Extract everything from the first line through the line with "['#eaeaea', '#dfdfdf', '#d4d4d4', '#c8c8c8', '#b9b9b9']", both ends included, except for any pictures.

════════════════════

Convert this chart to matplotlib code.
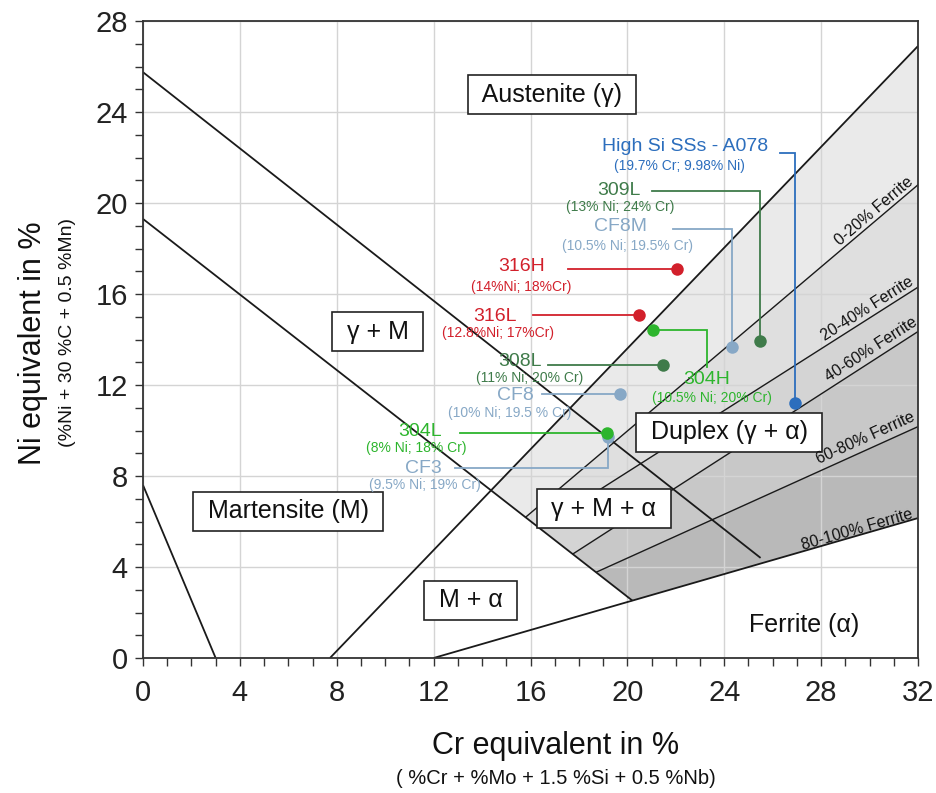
import math
import matplotlib
matplotlib.use("Agg")
import matplotlib.pyplot as plt
from matplotlib.patches import Polygon

plt.rcParams['font.family'] = ['Liberation Sans', 'DejaVu Sans']

# ---------------- data ----------------
cr_ticks = [0, 4, 8, 12, 16, 20, 24, 28, 32]
ni_ticks = [0, 4, 8, 12, 16, 20, 24, 28]

# boundary lines of the diagram (Cr_eq endpoints, Ni_eq endpoints)
austenite_line_x = [0.0, 25.5]
austenite_line_y = [25.75, 4.4]
martensite_line_x = [0.0, 20.21]
martensite_line_y = [19.3, 2.52]
low_line_x = [0.0, 3.0]
low_line_y = [7.6, 0.0]
ferrite0_x = [7.72, 32.0]
ferrite0_y = [0.0, 26.9]
ferrite100_x = [12.0, 32.0]
ferrite100_y = [0.0, 6.15]

# intermediate ferrite lines (20, 40, 60, 80 %): start on martensite line, end at right edge
ferrite_mid_start_x = [15.8, 16.38, 17.76, 18.73]
ferrite_mid_start_y = [6.19, 5.72, 4.58, 3.78]
ferrite_mid_end_y = [20.8, 16.3, 14.35, 10.17]
# start of 0 % and 100 % lines on the martensite line
ferrite0_start = (14.37, 7.37)
ferrite100_start = (20.21, 2.52)

band_labels = ['0-20% Ferrite', '20-40% Ferrite', '40-60% Ferrite',
               '60-80% Ferrite', '80-100% Ferrite']
band_colors = ['#eaeaea', '#dfdfdf', '#d4d4d4', '#c8c8c8', '#b9b9b9']

region_labels = ['Austenite (γ)', 'γ + M', 'Martensite (M)', 'M + α',
                 'γ + M + α', 'Duplex (γ + α)']

materials = ['High Si SSs - A078', '309L', 'CF8M', '316H', '316L',
             '304H', '308L', 'CF8', 'CF3', '304L']
compositions = ['(19.7% Cr; 9.98% Ni)', '(13% Ni; 24% Cr)',
                '(10.5% Ni; 19.5% Cr)', '(14%Ni; 18%Cr)',
                '(12.8%Ni; 17%Cr)', '(10.5% Ni; 20% Cr)',
                '(11% Ni; 20% Cr)', '(10% Ni; 19.5 % Cr)',
                '(9.5% Ni; 19% Cr)', '(8% Ni; 18% Cr)']
cr_eq = [26.92, 25.47, 24.3, 22.03, 20.49, 21.04, 21.48, 19.69, 19.2, 19.15]
ni_eq = [11.2, 13.95, 13.66, 17.1, 15.08, 14.42, 12.88, 11.6, 9.7, 9.88]

# ---------------- styles / layout ----------------
RED = '#d2202b'
BLUE = '#2c6ebd'
DKGREEN = '#3f7b4a'
GREEN = '#2db52d'
LTBLUE = '#87a8c6'
mat_colors = [BLUE, DKGREEN, LTBLUE, RED, RED, GREEN, DKGREEN, LTBLUE, LTBLUE, GREEN]

title_pos = [(22.4, 22.47), (19.64, 20.54), (19.7, 18.96), (15.63, 17.2),
             (14.53, 15.0), (23.27, 12.22), (15.57, 13.02), (15.36, 11.56),
             (11.57, 8.34), (11.44, 9.95)]
sub_pos = [(22.17, 21.63), (19.7, 19.81), (20.0, 18.11), (15.6, 16.32),
           (14.66, 14.27), (23.48, 11.41), (15.98, 12.32), (15.15, 10.76),
           (11.64, 7.6), (11.27, 9.22)]
# leader waypoints (point appended / prepended below)
leaders = [
    [(26.3, 22.18), (26.92, 22.18)],
    [(21.0, 20.54), (25.47, 20.54)],
    [(21.87, 18.84), (24.3, 18.84)],
    [(17.56, 17.1)],
    [(16.12, 15.08)],
    None,
    [(16.73, 12.88)],
    [(16.46, 11.6)],
    [(12.88, 8.36), (19.2, 8.36)],
    [(13.09, 9.88)],
]
leader_304H = [(23.3, 14.42), (23.3, 12.8)]

region_pos = [(16.89, 24.76), (9.68, 14.34), (6.0, 6.46), (13.52, 2.53),
              (19.03, 6.55), (24.2, 9.93)]
band_label_pos = [(30.18, 19.65), (29.92, 15.34), (30.06, 13.58),
                  (29.85, 9.67), (29.47, 5.63)]

W, H = 936, 793
fig = plt.figure(figsize=(W / 100, H / 100), dpi=100)
ax_l, ax_r, ax_t, ax_b = 143, 918, 21, 658
ax = fig.add_axes([ax_l / W, 1 - ax_b / H, (ax_r - ax_l) / W, (ax_b - ax_t) / H])
ax.set_xlim(0, 32)
ax.set_ylim(0, 28)
ax.set_axisbelow(True)

px_per_x = (ax_r - ax_l) / 32
px_per_y = (ax_b - ax_t) / 28


def disp_angle(x0, y0, x1, y1):
    return math.degrees(math.atan2((y1 - y0) * px_per_y, (x1 - x0) * px_per_x))


# ---------------- shading bands ----------------
starts = [ferrite0_start] + list(zip(ferrite_mid_start_x, ferrite_mid_start_y)) + [ferrite100_start]
ends_y = [ferrite0_y[1]] + ferrite_mid_end_y + [ferrite100_y[1]]
for i in range(5):
    poly = [starts[i], (32, ends_y[i]), (32, ends_y[i + 1]), starts[i + 1]]
    ax.add_patch(Polygon(poly, closed=True, facecolor=band_colors[i],
                         edgecolor='none', zorder=0.2))

# ---------------- grid / axes ----------------
ax.set_xticks(cr_ticks)
ax.set_yticks(ni_ticks)
ax.set_xticks(range(0, 33), minor=True)
ax.set_yticks(range(0, 29), minor=True)
ax.grid(True, which='major', color='#d4d4d4', lw=1.0)
ax.tick_params(which='both', direction='out', length=6, width=1, color='#333333')
ax.tick_params(axis='x', which='major', labelsize=21, pad=9, labelcolor='#222222')
ax.tick_params(axis='y', which='major', labelsize=21, pad=5, labelcolor='#222222')
for s in ax.spines.values():
    s.set_linewidth(1.3)
    s.set_color('#333333')

# ---------------- boundary lines ----------------
lk = dict(color='#1a1a1a', lw=1.3, zorder=2, solid_capstyle='butt')
ax.plot(austenite_line_x, austenite_line_y, **lk)
ax.plot(martensite_line_x, martensite_line_y, **lk)
ax.plot(low_line_x, low_line_y, **lk)
ax.plot(ferrite0_x, ferrite0_y, **lk)
ax.plot(ferrite100_x, ferrite100_y, **lk)
for sx, sy, ey in zip(ferrite_mid_start_x, ferrite_mid_start_y, ferrite_mid_end_y):
    ax.plot([sx, 32], [sy, ey], color='#1a1a1a', lw=1.0, zorder=2)

# band labels
lower_lines = list(zip(ferrite_mid_start_x, ferrite_mid_start_y, ferrite_mid_end_y)) + \
    [(ferrite100_start[0], ferrite100_start[1], ferrite100_y[1])]
for lab, (bx, by), (sx, sy, ey) in zip(band_labels, band_label_pos, lower_lines):
    ang = disp_angle(sx, sy, 32, ey)
    ax.text(bx, by, lab, rotation=ang, rotation_mode='anchor', ha='center',
            va='center', fontsize=11.5, color='#111111', zorder=6)

# ---------------- region labels ----------------
for lab, (rx, ry) in zip(region_labels, region_pos):
    ax.text(rx, ry, ' ' + lab + ' ', ha='center', va='center', fontsize=18,
            color='#111111', zorder=3,
            bbox=dict(boxstyle='square,pad=0.3', facecolor='white',
                      edgecolor='#222222', lw=1.2))
ax.text(27.3, 1.45, 'Ferrite (α)', ha='center', va='center', fontsize=18,
        color='#111111', zorder=3)

# ---------------- materials ----------------
for i, name in enumerate(materials):
    c = mat_colors[i]
    px, py = cr_eq[i], ni_eq[i]
    if leaders[i] is not None:
        path = leaders[i] + [(px, py)]
    else:
        path = [(px, py)] + leader_304H
    ax.plot([p[0] for p in path], [p[1] for p in path], color=c, lw=1.3,
            zorder=4, solid_joinstyle='miter')
    ax.plot([px], [py], 'o', color=c, ms=9, zorder=5, mec='none')
    tx, ty = title_pos[i]
    ax.text(tx, ty, name, ha='center', va='center', fontsize=14, color=c, zorder=6)
    sx, sy = sub_pos[i]
    ax.text(sx, sy, compositions[i], ha='center', va='center', fontsize=10,
            color=c, zorder=6)

# ---------------- axis titles ----------------
fig.text(556 / W, 1 - 746 / H, 'Cr equivalent in %', ha='center', va='center',
         fontsize=22, color='#111111')
fig.text(556 / W, 1 - 778 / H, '( %Cr + %Mo + 1.5 %Si + 0.5 %Nb)', ha='center',
         va='center', fontsize=14.5, color='#111111')
fig.text(33 / W, 1 - 343 / H, 'Ni equivalent in %', ha='center', va='center',
         rotation=90, fontsize=22, color='#111111')
fig.text(67 / W, 1 - 332 / H, '(%Ni + 30 %C + 0.5 %Mn)', ha='center',
         va='center', rotation=90, fontsize=14, color='#111111')

fig.savefig('out.png', dpi=100)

════════════════════

Final answer:
Convert this chart to matplotlib code.
import math
import matplotlib
matplotlib.use("Agg")
import matplotlib.pyplot as plt
from matplotlib.patches import Polygon

plt.rcParams['font.family'] = ['Liberation Sans', 'DejaVu Sans']

# ---------------- data ----------------
cr_ticks = [0, 4, 8, 12, 16, 20, 24, 28, 32]
ni_ticks = [0, 4, 8, 12, 16, 20, 24, 28]

# boundary lines of the diagram (Cr_eq endpoints, Ni_eq endpoints)
austenite_line_x = [0.0, 25.5]
austenite_line_y = [25.75, 4.4]
martensite_line_x = [0.0, 20.21]
martensite_line_y = [19.3, 2.52]
low_line_x = [0.0, 3.0]
low_line_y = [7.6, 0.0]
ferrite0_x = [7.72, 32.0]
ferrite0_y = [0.0, 26.9]
ferrite100_x = [12.0, 32.0]
ferrite100_y = [0.0, 6.15]

# intermediate ferrite lines (20, 40, 60, 80 %): start on martensite line, end at right edge
ferrite_mid_start_x = [15.8, 16.38, 17.76, 18.73]
ferrite_mid_start_y = [6.19, 5.72, 4.58, 3.78]
ferrite_mid_end_y = [20.8, 16.3, 14.35, 10.17]
# start of 0 % and 100 % lines on the martensite line
ferrite0_start = (14.37, 7.37)
ferrite100_start = (20.21, 2.52)

band_labels = ['0-20% Ferrite', '20-40% Ferrite', '40-60% Ferrite',
               '60-80% Ferrite', '80-100% Ferrite']
band_colors = ['#eaeaea', '#dfdfdf', '#d4d4d4', '#c8c8c8', '#b9b9b9']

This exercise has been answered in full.